On September 15th and 16th, we conducted workshops in ‘How to make movies in Poverty when Rich with Ideas’. This was the 5th batch. One of the participants has blogged about his experience.

Written by Raveesh Kumar. (To read the blog article in Kannada – Click here)

Pawan Kumar’s Film Workshop

I had set my expectations low when I registered for Pawan Kumar’s film workshop. It was primarily because of the disappointments I had after attending couple of workshops earlier. But few minutes into Pawan’s workshop and my perceptions about these workshops were going to change. Pawan calls his workshop – How to make films in Poverty when Rich with Ideas. I realized why it is named so at the end of the workshop.
Why should I make films? : The workshop begins with looking answers for this question. But if you get more deeper, you would like to ask yourself – why would you narrate any incident?  Is it because it is unique or is it because it is emotional or funny? Don’t we get to see glimpses of our personal experiences in a story which can be fictional or factual? Discussions begin on these lines.
How a film is made? : A personal disturbance gives rise to an idea which transforms itself into a story. Story takes form of a script and then, screenplay. It is amazing seeing this metamorphosis of a simple idea. Pawan presents this surprising process in a commendable way. While doing so, Pawan engages the participants of the workshop in discussions as well as helps in transforming their ideas into a script.

Pawan Kumar with participants of the film workshopObjectivity : One question which comes to mind while attending any creative workshop is how do you judge the quality of a creative work? Pawan resolves this problem elegantly. He has a set of questions through which participants can check the viability of their idea. If one gets satisfactory answers to these questions, then you have passed the preliminary test. I felt these questions can be used to judge the quality of any creative form which narrates a story. For example, a good documentary will also contain twists just like a good feature film.  One more thing to worry in these workshops is – due to different perceptions about a creative work discussions may deviate from the main agenda. Although there were occasions where there could have been such deviations, Pawan kept guard against these by closely monitoring the talks. Usually organizers also try to push their thinking but there were no such issues in this workshop. Then, if you look at the way Pawan explain a scene, he brings live examples like the scenes from his earlier short movies or from the films he has worked on.

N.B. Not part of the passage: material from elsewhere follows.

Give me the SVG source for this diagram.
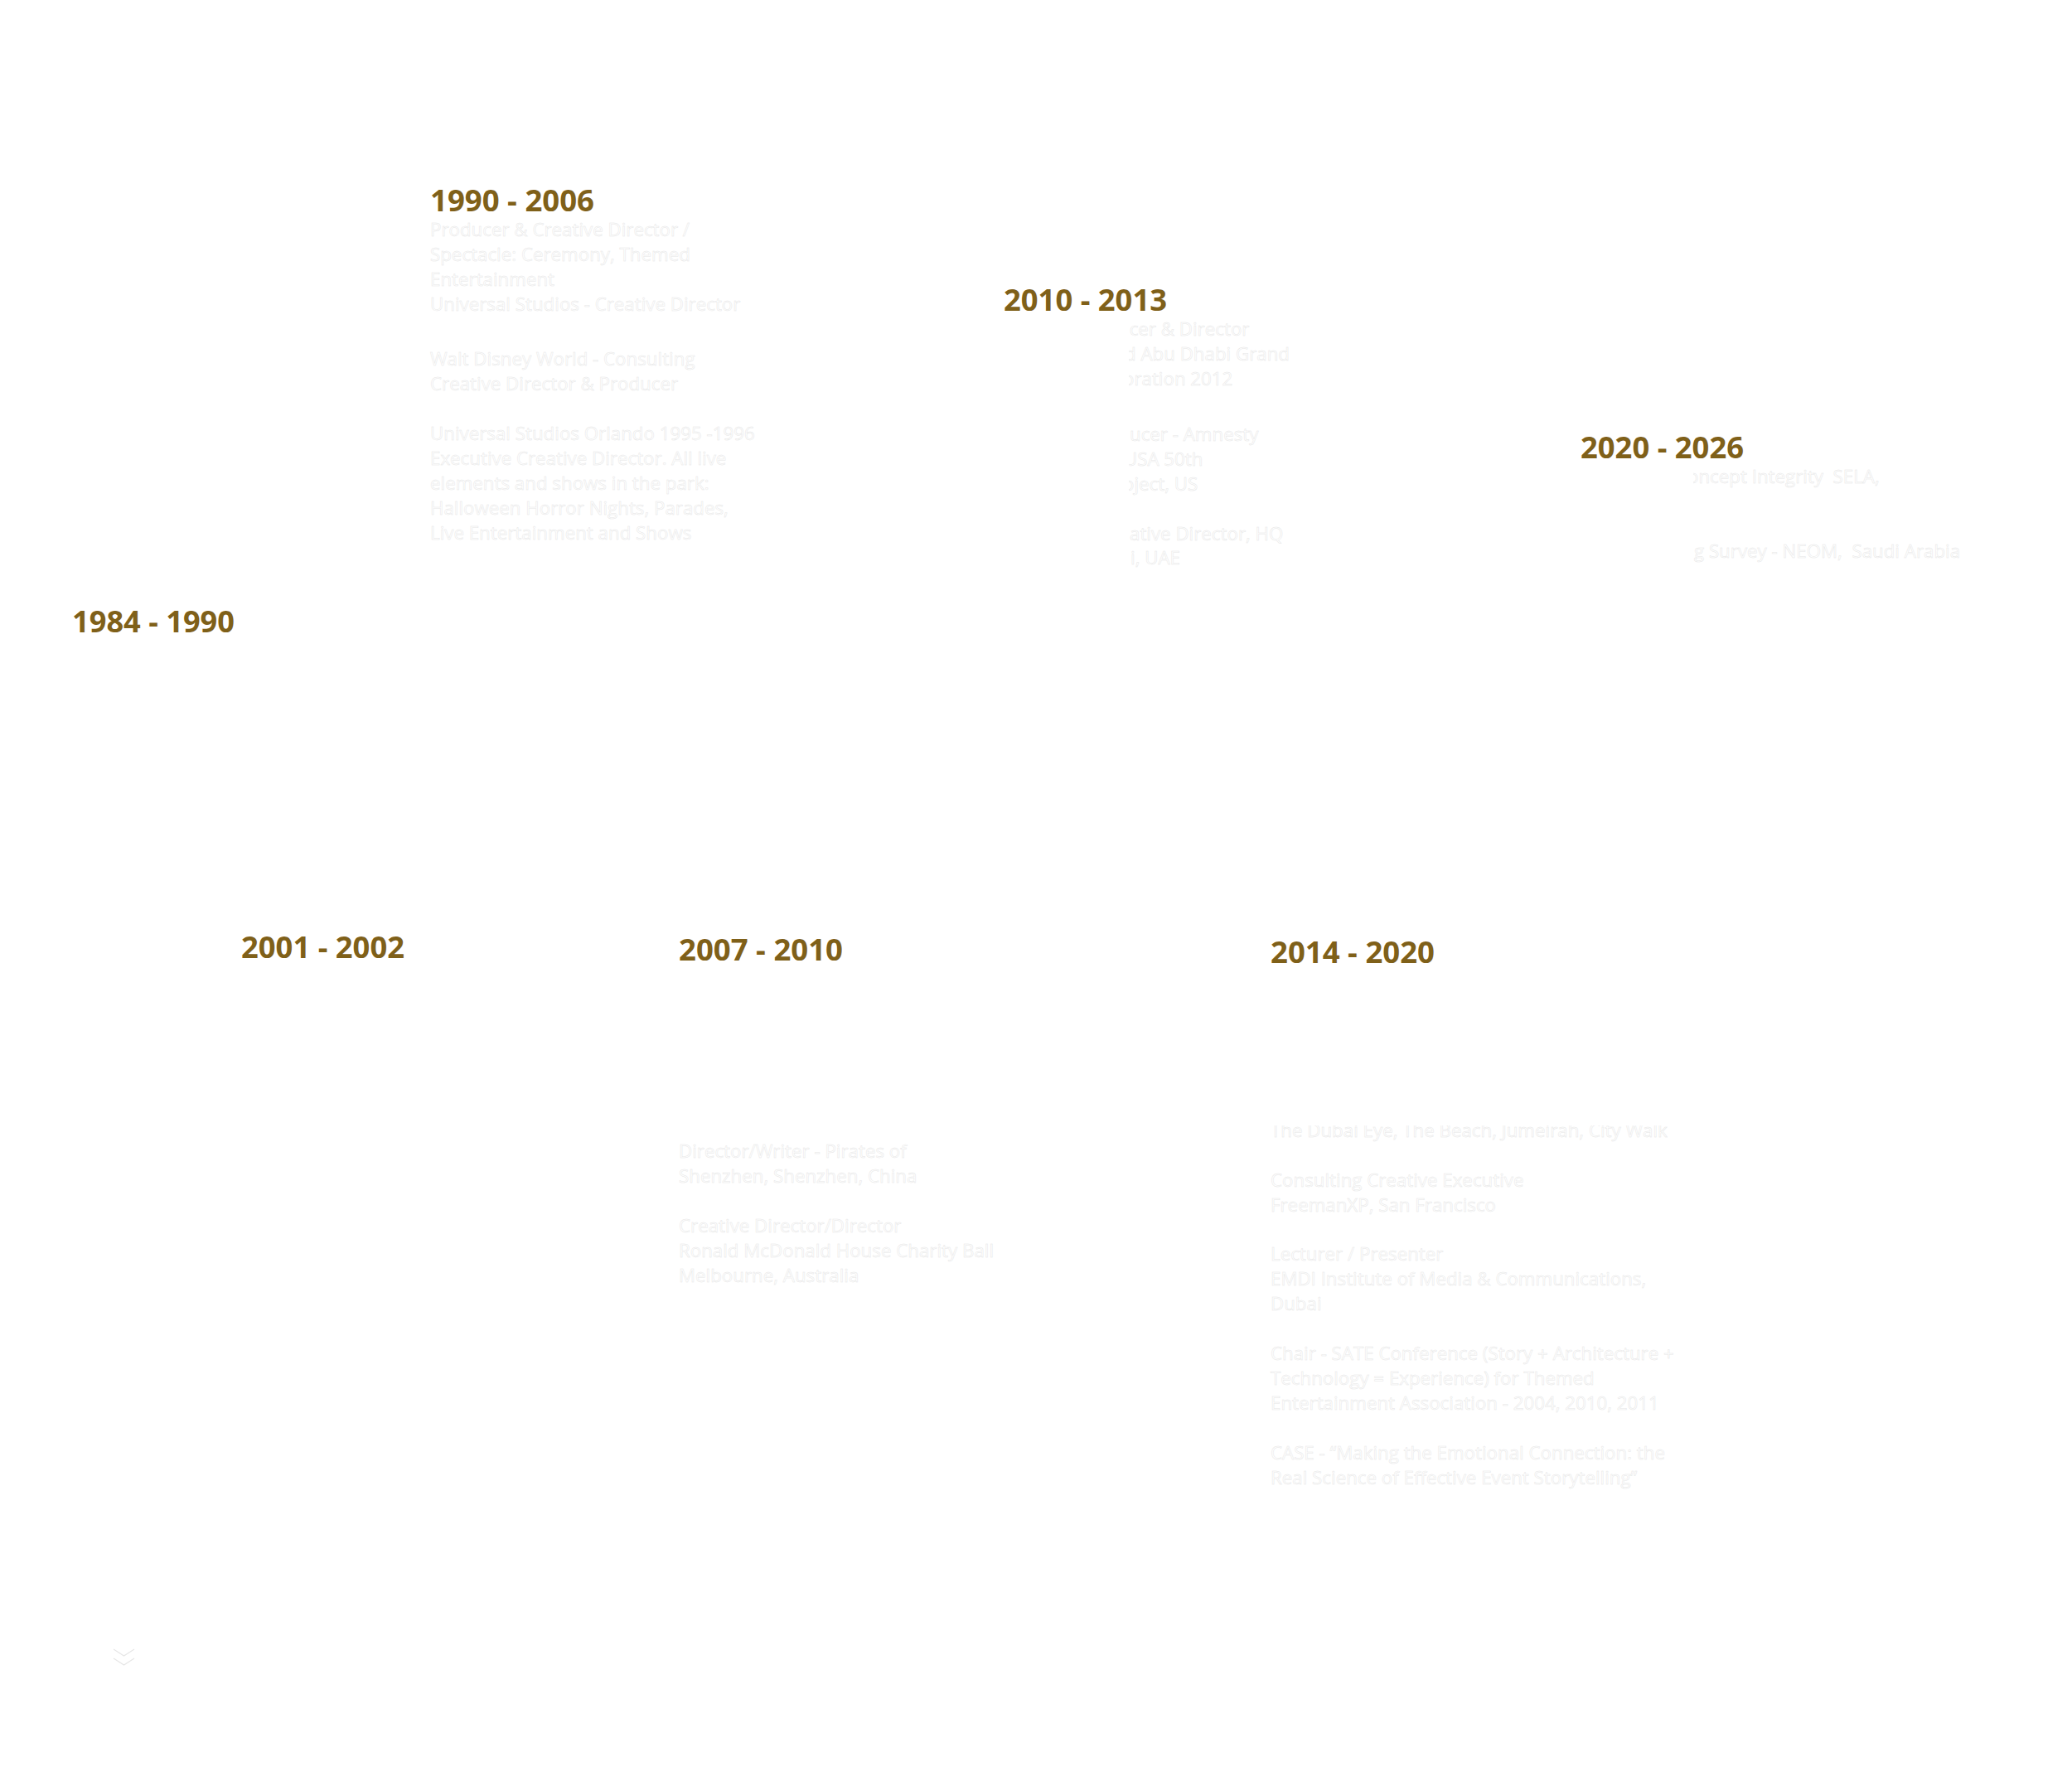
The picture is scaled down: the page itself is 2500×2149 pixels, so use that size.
<svg xmlns="http://www.w3.org/2000/svg" width="2500" height="2149" viewBox="0 0 2500 2149">
<defs>
<style>
.yr{font-family:"Open Sans","Liberation Sans",sans-serif;font-weight:700;font-size:36.5px;fill:#7f6019}
.tx{font-family:"Open Sans","Liberation Sans",sans-serif;font-size:22.3px;fill:#ffffff;stroke:#e6e6e6;stroke-width:0.5}
.ic{fill:none;stroke:#e6e6e6;stroke-width:1.2}
</style>
<clipPath id="c1013"><rect x="1362" y="380" width="400" height="320"/></clipPath>
<clipPath id="c2026"><rect x="2043" y="560" width="440" height="140"/></clipPath>
<clipPath id="c1420"><rect x="1500" y="1358" width="600" height="30"/></clipPath>
</defs>
<rect x="0" y="0" width="2500" height="2149" fill="#ffffff"/>

<g id="p1984">
<text class="yr" x="87" y="763" textLength="196" lengthAdjust="spacingAndGlyphs">1984 - 1990</text>
</g>

<g id="p1990">
<text class="yr" x="519" y="255" textLength="198" lengthAdjust="spacingAndGlyphs">1990 - 2006</text>
<text class="tx" x="519" y="285">Producer &amp; Creative Director /</text>
<text class="tx" x="519" y="315">Spectacle: Ceremony, Themed</text>
<text class="tx" x="519" y="345">Entertainment</text>
<text class="tx" x="519" y="375">Universal Studios - Creative Director</text>
<text class="tx" x="519" y="441">Walt Disney World - Consulting</text>
<text class="tx" x="519" y="471">Creative Director &amp; Producer</text>
<text class="tx" x="519" y="531">Universal Studios Orlando 1995 -1996</text>
<text class="tx" x="519" y="561">Executive Creative Director. All live</text>
<text class="tx" x="519" y="591">elements and shows in the park:</text>
<text class="tx" x="519" y="621">Halloween Horror Nights, Parades,</text>
<text class="tx" x="519" y="651">Live Entertainment and Shows</text>
</g>

<g id="p2001">
<text class="yr" x="291" y="1156" textLength="197" lengthAdjust="spacingAndGlyphs">2001 - 2002</text>
</g>

<g id="p2007">
<text class="yr" x="819" y="1159" textLength="198" lengthAdjust="spacingAndGlyphs">2007 - 2010</text>
<text class="tx" x="819" y="1397">Director/Writer - Pirates of</text>
<text class="tx" x="819" y="1427">Shenzhen, Shenzhen, China</text>
<text class="tx" x="819" y="1487">Creative Director/Director</text>
<text class="tx" x="819" y="1517">Ronald McDonald House Charity Ball</text>
<text class="tx" x="819" y="1547">Melbourne, Australia</text>
</g>

<g id="p2010">
<text class="yr" x="1211" y="375" textLength="197" lengthAdjust="spacingAndGlyphs">2010 - 2013</text>
<g clip-path="url(#c1013)">
<text class="tx" x="1349" y="405">ucer &amp; Director</text>
<text class="tx" x="1357" y="435">d Abu Dhabi Grand</text>
<text class="tx" x="1355" y="465">oration 2012</text>
<text class="tx" x="1363" y="532">ucer - Amnesty</text>
<text class="tx" x="1356" y="562">USA 50th</text>
<text class="tx" x="1355" y="592">oject, US</text>
<text class="tx" x="1363" y="652">ative Director, HQ</text>
<text class="tx" x="1364" y="681">i, UAE</text>
</g>
</g>

<g id="p2014">
<text class="yr" x="1533" y="1162" textLength="198" lengthAdjust="spacingAndGlyphs">2014 - 2020</text>
<g clip-path="url(#c1420)">
<text class="tx" x="1533" y="1372">The Dubai Eye, The Beach, Jumeirah, City Walk</text>
</g>
<text class="tx" x="1533" y="1432">Consulting Creative Executive</text>
<text class="tx" x="1533" y="1462">FreemanXP, San Francisco</text>
<text class="tx" x="1533" y="1521">Lecturer / Presenter</text>
<text class="tx" x="1533" y="1551">EMDI Institute of Media &amp; Communications,</text>
<text class="tx" x="1533" y="1581">Dubai</text>
<text class="tx" x="1533" y="1641">Chair - SATE Conference (Story + Architecture +</text>
<text class="tx" x="1533" y="1671">Technology = Experience) for Themed</text>
<text class="tx" x="1533" y="1701">Entertainment Association - 2004, 2010, 2011</text>
<text class="tx" x="1533" y="1761">CASE - “Making the Emotional Connection: the</text>
<text class="tx" x="1533" y="1791">Real Science of Effective Event Storytelling”</text>
</g>

<g id="p2020">
<text class="yr" x="1907" y="553" textLength="197" lengthAdjust="spacingAndGlyphs">2020 - 2026</text>
<g clip-path="url(#c2026)">
<text class="tx" x="2036" y="583">oncept Integrity &#160;SELA,</text>
<text class="tx" x="2044" y="673">g Survey - NEOM, &#160;Saudi Arabia</text>
</g>
</g>

<g id="scroll-icon">
<polyline class="ic" points="137,1990 149.5,1998 162,1990"/>
<polyline class="ic" points="137,2001 149.5,2009 162,2001"/>
</g>
<g id="connectors"></g>
</svg>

Shooting a scene : I was very impressed by the way Pawan explained the shooting of a scene. One can go to any lengths talking about this topic. But Pawan knows the current capabilities of the participants. So, accordingly he teaches the essential things of shooting. We came to know about the technical and logical aspects. This technique was so powerful that we felt whether so much preparation and hard work is required for a scene which lasts few seconds. But we soon realized that it is very much needed to make a good short movie. In the end, when we finished the shooting, we felt satisfied realizing that we had done a decent job in our first attempt.
Inspiring : I believe that one important thing a dedicated student expects  from his teacher is inspiration. Once he gets the backing, there is no limit for possibilities. In this regard, I felt the workshop was quiet relevant. Pawan in his talk, quotes great directors and movies from world cinema. He explains why some films are considered best. I think this should be enough for a guy with an open mind to get inspired. Along with this, Pawan remembers his struggle in the film industry in the last decade. For those who day dream about making it big in films, this should serve as an eye opener. One also does not repent for not getting into films after seeing how things work here. They try to introspect and conclude whether they fit the bill or not. Pawan also stresses this point. That reminds me of Kannada writer Shivarama Karanth’s autobiography ‘Huchchu Manassina Hattu Mukhagalu‘. Karanth tried his hand in several forms of art and literature. He says he tried so because he wanted to know what are the fields he can excel. He also had the same confusions which the youth of today have.
After effects : The night after the 2-day workshop was over, I was watching TV. The workshop had changed the way I look at movies. That night Star Movies was telecasting The Social Network. It had won an Oscar for best film editing. I started thinking why it had won the coveted prize. I started analyzing serials, short movies and even ads!  It will not be the same next time I watch a movie in the theater. I have now started feeling that I know bit more! Thanks Pawan for that realization!
Miscellaneous : Pawan had written in his e-mail before the workshop saying the first day of the workshop would be full of theory. But it did not get me bored! Also, he had told that we will be shooting the next day. I was apprehensive about this thinking whether we will be capable of shooting by that time. To my surprise, we were ready for shooting with all the gear next morning! Kudos to Pawan Kumar for making us realize our potentials.